Angesichts des guten Ergebnisses beantragte der Verwaltungsrat eine unveränderte Dividende von 1.30 Franken pro Aktie – «das ist ein Ausdruck von Zuversicht», sagte Serra. Über 99 Prozent der Aktionäre votierten dafür. Auch die anderen Anträge fanden mühelos klare Mehrheiten, so etwa der «Bericht über nichtfinanzielle Belange», der laut Obligationenrecht ab dem Kalenderjahr 2023 für grosse Schweizer Unternehmen von öffentlichem Interesse zum Pflichtprogramm gehört.
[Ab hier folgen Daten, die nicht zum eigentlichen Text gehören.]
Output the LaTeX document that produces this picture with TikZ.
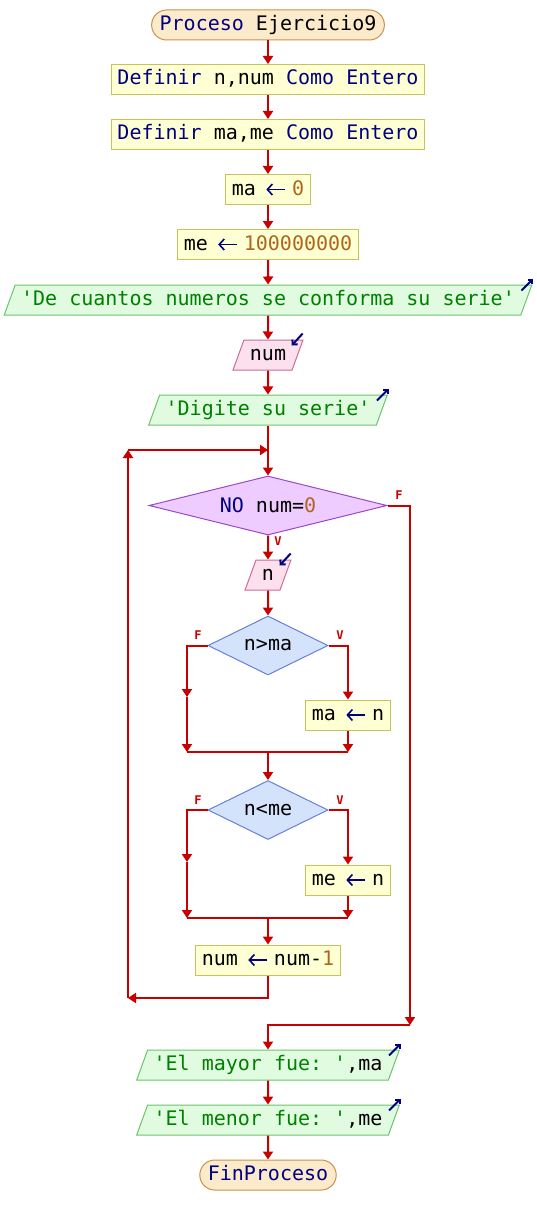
\documentclass[tikz,border=0pt]{standalone}
\usepackage{fontspec}
\setmonofont{DejaVu Sans Mono}
\usetikzlibrary{shapes.geometric,arrows.meta}
\definecolor{kwazul}{HTML}{000080}
\definecolor{cadverde}{HTML}{008000}
\definecolor{nrocafe}{HTML}{B0651E}
\definecolor{linroja}{HTML}{C80000}
\definecolor{procfondo}{HTML}{FCEBCB}
\definecolor{procborde}{HTML}{C8924A}
\definecolor{cajafondo}{HTML}{FFFFD4}
\definecolor{cajaborde}{HTML}{C4C45A}
\definecolor{salfondo}{HTML}{E0FBE0}
\definecolor{salborde}{HTML}{6CC46C}
\definecolor{leerfondo}{HTML}{FCE0EE}
\definecolor{leerborde}{HTML}{CC6C98}
\definecolor{mienfondo}{HTML}{EFCCFF}
\definecolor{mienborde}{HTML}{9A48C8}
\definecolor{sifondo}{HTML}{D4E2FC}
\definecolor{siborde}{HTML}{6482D6}
\newcommand{\kw}[1]{\textcolor{kwazul}{#1}}
\newcommand{\cad}[1]{\textcolor{cadverde}{#1}}
\newcommand{\nro}[1]{\textcolor{nrocafe}{#1}}
\newcommand{\asig}{\makebox[36pt][l]{\hspace{9.5pt}\tikz[baseline=-5.5pt]\draw[kwazul, line width=1.6pt,
    -{Straight Barb[length=5pt,width=11pt]}] (19pt,0pt) -- (0pt,0pt);}}
\begin{document}
\begin{tikzpicture}[x=1pt, y=-1pt, font=\fontsize{20}{24}\selectfont\ttfamily,
    linea/.style={draw=linroja, line width=2pt},
    flecha/.style={linea, -{Triangle[length=8pt,width=10pt]}},
    icono/.style={draw=kwazul, line width=2pt, -{Straight Barb[length=3.5pt,width=7pt]}},
    txt/.style={text height=15pt, text depth=4pt, inner ysep=5.5pt, line width=1pt},
    proc/.style={txt, draw=procborde, fill=procfondo, rounded corners=15pt, inner xsep=8pt},
    caja/.style={txt, draw=cajaborde, fill=cajafondo, inner xsep=6pt},
    salida/.style={txt, trapezium, trapezium left angle=70, trapezium right angle=110,
        draw=salborde, fill=salfondo, inner xsep=6pt},
    leer/.style={salida, draw=leerborde, fill=leerfondo},
    mien/.style={diamond, aspect=4, draw=mienborde, fill=mienfondo, line width=1pt, inner sep=0pt,
        minimum width=238pt, minimum height=59pt},
    cond/.style={mien, aspect=2, draw=siborde, fill=sifondo, minimum width=120pt},
    etq/.style={text=linroja, font=\fontsize{12}{12}\selectfont\ttfamily\bfseries, inner sep=0pt}]
    \useasboundingbox (0,0) rectangle (536,1225);
    \node[proc] (inicio) at (268,25) {\kw{Proceso} Ejercicio9};
    \node[caja] (def1) at (268,79.5) {\kw{Definir} n,num \kw{Como Entero}};
    \node[caja] (def2) at (268,134.5) {\kw{Definir} ma,me \kw{Como Entero}};
    \node[caja] (asigma) at (268,189.5) {ma\asig\nro{0}};
    \node[caja] (asigme) at (268,244.5) {me\asig\nro{100000000}};
    \node[salida] (sal1) at (268,300) {\cad{'De cuantos numeros se conforma su serie'}};
    \node[leer] (leer1) at (268,355) {num};
    \node[salida] (sal2) at (268,410) {\cad{'Digite su serie'}};
    \node[mien] (mientras) at (268,505.5) {\kw{NO} num=\nro{0}};
    \node[leer] (leer2) at (268,575) {n};
    \node[cond] (si1) at (268,645.5) {n>ma};
    \node[caja] (asig1) at (348,715) {ma\asig n};
    \node[cond] (si2) at (268,810) {n<me};
    \node[caja] (asig2) at (348,880) {me\asig n};
    \node[caja] (resta) at (268,960) {num\asig num-\nro{1}};
    \node[salida] (sal3) at (268,1065) {\cad{'El mayor fue: '},ma};
    \node[salida] (sal4) at (268,1120) {\cad{'El menor fue: '},me};
    \node[proc] (fin) at (268,1175) {\kw{FinProceso}};
    % etiquetas
    \node[etq] (fm) at (399,495) {F};
    \node[etq] (vm) at (278,541) {V};
    \node[etq] (f1) at (198,635) {F};
    \node[etq] (v1) at (340,635) {V};
    \node[etq] (f2) at (198,800) {F};
    \node[etq] (v2) at (340,800) {V};
    % puntos de union
    \coordinate (j1) at (268,450);
    \coordinate (r1) at (128,450);
    \coordinate (r2) at (128,998);
    \coordinate (j2) at (268,998);
    \coordinate (s1) at (410,505.5);
    \coordinate (s2) at (410,1025);
    \coordinate (s3) at (268,1025);
    \coordinate (a1) at (187,645.5);
    \coordinate (a2) at (187,697);
    \coordinate (a3) at (187,752);
    \coordinate (a4) at (348,645.5);
    \coordinate (a5) at (348,752);
    \coordinate (a6) at (268,752);
    \coordinate (b1) at (187,810);
    \coordinate (b2) at (187,862);
    \coordinate (b3) at (187,918);
    \coordinate (b4) at (348,810);
    \coordinate (b5) at (348,918);
    \coordinate (b6) at (268,918);
    \draw[flecha] (inicio) -- (def1);
    \draw[flecha] (def1) -- (def2);
    \draw[flecha] (def2) -- (asigma);
    \draw[flecha] (asigma) -- (asigme);
    \draw[flecha] (asigme) -- (sal1);
    \draw[flecha] (sal1) -- (leer1);
    \draw[flecha] (leer1) -- (sal2);
    \draw[linea] (sal2) -- (j1);
    \draw[flecha] (j1) -- (mientras);
    \draw[flecha] (mientras) -- (leer2);
    \draw[flecha] (leer2) -- (si1);
    \draw[flecha] (si1.west) -- (a1) -- (a2);
    \draw[flecha] (a2) -- (a3);
    \draw[flecha] (si1.east) -- (a4) -- (asig1);
    \draw[flecha] (asig1) -- (a5);
    \draw[linea] (a3) -- (a5);
    \draw[flecha] (a6) -- (si2);
    \draw[flecha] (si2.west) -- (b1) -- (b2);
    \draw[flecha] (b2) -- (b3);
    \draw[flecha] (si2.east) -- (b4) -- (asig2);
    \draw[flecha] (asig2) -- (b5);
    \draw[linea] (b3) -- (b5);
    \draw[flecha] (b6) -- (resta);
    \draw[flecha] (resta) -- (j2) -- (r2);
    \draw[flecha] (r2) -- (r1);
    \draw[flecha] (r1) -- (j1);
    \draw[flecha] (mientras.east) -- (s1) -- (s2);
    \draw[flecha] (s2) -- (s3) -- (sal3);
    \draw[flecha] (sal3) -- (sal4);
    \draw[flecha] (sal4) -- (fin);
    % iconos de entrada y salida
    \foreach \s in {sal1,sal2,sal3,sal4}
        \draw[icono] ([shift={(-11,6)}]\s.top right corner) -- ([shift={(1,-6)}]\s.top right corner);
    \foreach \e in {leer1,leer2}
        \draw[icono] ([shift={(-1,-6)}]\e.top right corner) -- ([shift={(-12,6)}]\e.top right corner);
\end{tikzpicture}
\end{document}
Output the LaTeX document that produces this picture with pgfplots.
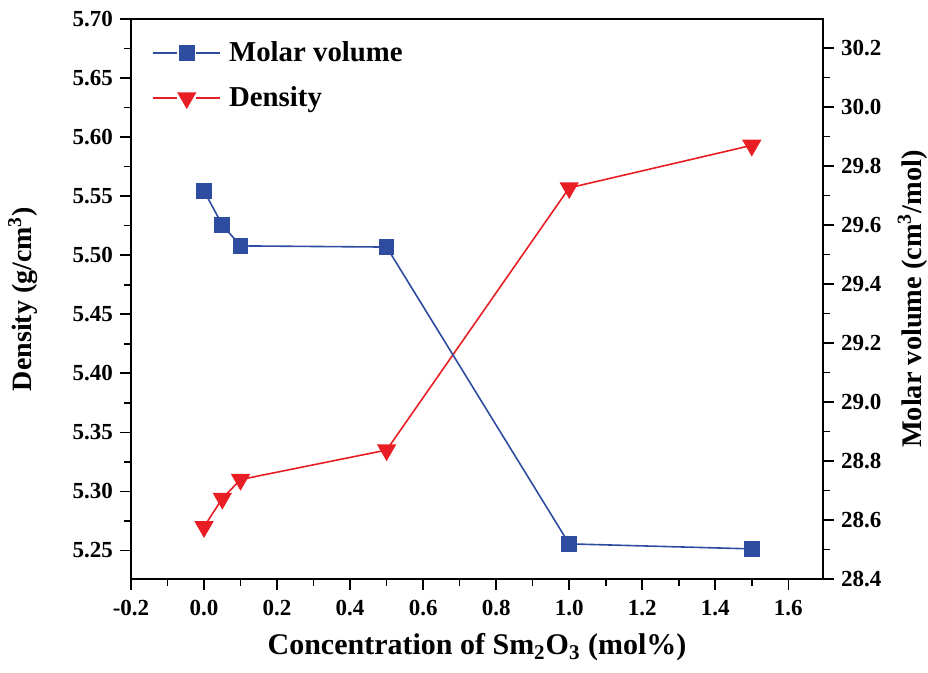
\documentclass[border=0pt]{standalone}
\usepackage{fontspec}
\setmainfont{Liberation Serif}
\usepackage{pgfplots}
\pgfplotsset{compat=1.18}
\definecolor{mvblue}{RGB}{46,76,160}
\definecolor{dred}{RGB}{232,30,36}
\pgfplotsset{
  common/.style={
    width=346pt, height=280pt, scale only axis,
    xmin=-0.2, xmax=1.695,
    tick align=outside, minor tick num=1,
    tick style={black, line width=0.8pt},
    major tick length=5.5pt, minor tick length=3.5pt,
    axis line style={line width=0.9pt},
    /pgf/number format/assume math mode=true,
    tick label style={font=\fontsize{11.5}{13}\selectfont\bfseries},
  },
  legimg/.style={
    legend image code/.code={
      \draw[##1, mark=none] (0cm,0cm) -- (0.42cm,0cm);
      \draw[##1, mark=none] (0.76cm,0cm) -- (1.18cm,0cm);
      \path[##1, draw=none] plot coordinates {(0.59cm,0cm)};
    },
  },
}
\begin{document}
\begin{tikzpicture}
\begin{axis}[
    common,
    ymin=5.2258, ymax=5.70,
    xtick={-0.2,0,0.2,0.4,0.6,0.8,1.0,1.2,1.4,1.6},
    ytick={5.25,5.30,5.35,5.40,5.45,5.50,5.55,5.60,5.65,5.70},
    xtick pos=bottom, ytick pos=left,
    xticklabel style={yshift=-1.5pt, /pgf/number format/.cd, fixed, fixed zerofill, precision=1},
    yticklabel style={/pgf/number format/.cd, fixed, fixed zerofill, precision=2},
    xlabel={Concentration of Sm\textsubscript{2}O\textsubscript{3} (mol\%)},
    ylabel={Density (g/cm\textsuperscript{3})},
    every axis x label/.style={at={(rel axis cs:0.5,0)}, yshift=-38pt, anchor=base,
        font=\fontsize{15}{17}\selectfont\bfseries},
    every axis y label/.style={at={(rel axis cs:0,0.5)}, xshift=-54pt, rotate=90, anchor=center,
        font=\fontsize{14}{16}\selectfont\bfseries},
]
\addplot[dred, line width=0.8pt, mark=triangle*, mark size=4.8pt,
    mark options={rotate=180, fill=dred, draw=dred}] coordinates {
    (0,5.270) (0.05,5.294) (0.1,5.310) (0.5,5.335) (1.0,5.557) (1.5,5.593)
};
\coordinate (bl) at (rel axis cs:0,0);
\coordinate (tr) at (rel axis cs:1,1);
\end{axis}
\begin{axis}[
    common, legimg,
    ymin=28.4, ymax=30.298,
    axis y line*=right, axis x line=none,
    ytick={28.4,28.6,28.8,29.0,29.2,29.4,29.6,29.8,30.0,30.2},
    yticklabel style={/pgf/number format/.cd, fixed, fixed zerofill, precision=1},
    ylabel={Molar volume (cm\textsuperscript{3}/mol)},
    every axis y label/.style={at={(rel axis cs:1,0.5)}, xshift=44.8pt, rotate=90, anchor=center,
        font=\fontsize{14.2}{16}\selectfont\bfseries},
    legend style={draw=none, fill=none, at={(rel axis cs:0,1)}, anchor=north west,
        xshift=7.5pt, yshift=-7pt,
        font=\fontsize{14.4}{16}\selectfont\bfseries, row sep=7pt,
        nodes={inner xsep=4pt}},
    legend cell align=left,
]
\addplot[mvblue, line width=0.8pt, mark=square*, mark size=3.5pt,
    mark options={fill=mvblue, draw=mvblue}] coordinates {
    (0,29.715) (0.05,29.600) (0.1,29.529) (0.5,29.525) (1.0,28.519) (1.5,28.502)
};
\addlegendentry{Molar volume}
\addlegendimage{dred, line width=0.8pt, mark=triangle*, mark size=4.8pt,
    mark options={rotate=180, fill=dred, draw=dred}}
\addlegendentry{Density}
\end{axis}
\pgfresetboundingbox
\path[use as bounding box] ([shift={(-65.5pt,-47pt)}]bl) rectangle ([shift={(52.5pt,9.5pt)}]tr);
\end{tikzpicture}
\end{document}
Kein Glanzresultat für Räbsamen

Wie schon an der vergangenen Generalversammlung kam es auch heuer zu zwei Wechsel im Verwaltungsrat von GF. Roger Michaelis stellte sich nicht zur Wiederwahl, da er die Amtszeitbeschränkung von zwölf Jahren erreicht hatte, Vizepräsident Hubert Achermann erreichte die gesetzliche Altersgrenze und schied somit ebenfalls aus dem Verwaltungsrat aus. Beide wurden von Serra geehrt. An ihrer Stelle wählte die Generalversammlung Annika Paasikivi – die ehemalige Präsidentin des Uponor-Verwaltungsrats – und Stefan Räbsamen, der von 2012 bis 2018 schon leitender Revisor für GF war.

Während Paasikivi und die sechs bisherigen Verwaltungsräte zwischen 95 und 100 Prozent Ja-Stimmen erhielten, waren es bei Räbsamen «nur» rund 76 Prozent. Das konnte Serra im Anschluss an den offiziellen Teil allerdings erklären: In der Schweiz müsse die Führungskraft einer Revisionsgesellschaft eine zweijährige «Cooling-off-Periode» abwarten, bis sie in einen Verwaltungsrat eintreten dürfe; diese hat Räbsamen auch eingehalten. Angelsächsische Stimmrechtsberater würden hierbei aber auf drei Jahre pochen – deswegen habe ein Stimmrechtsberater mit Nein abgestimmt.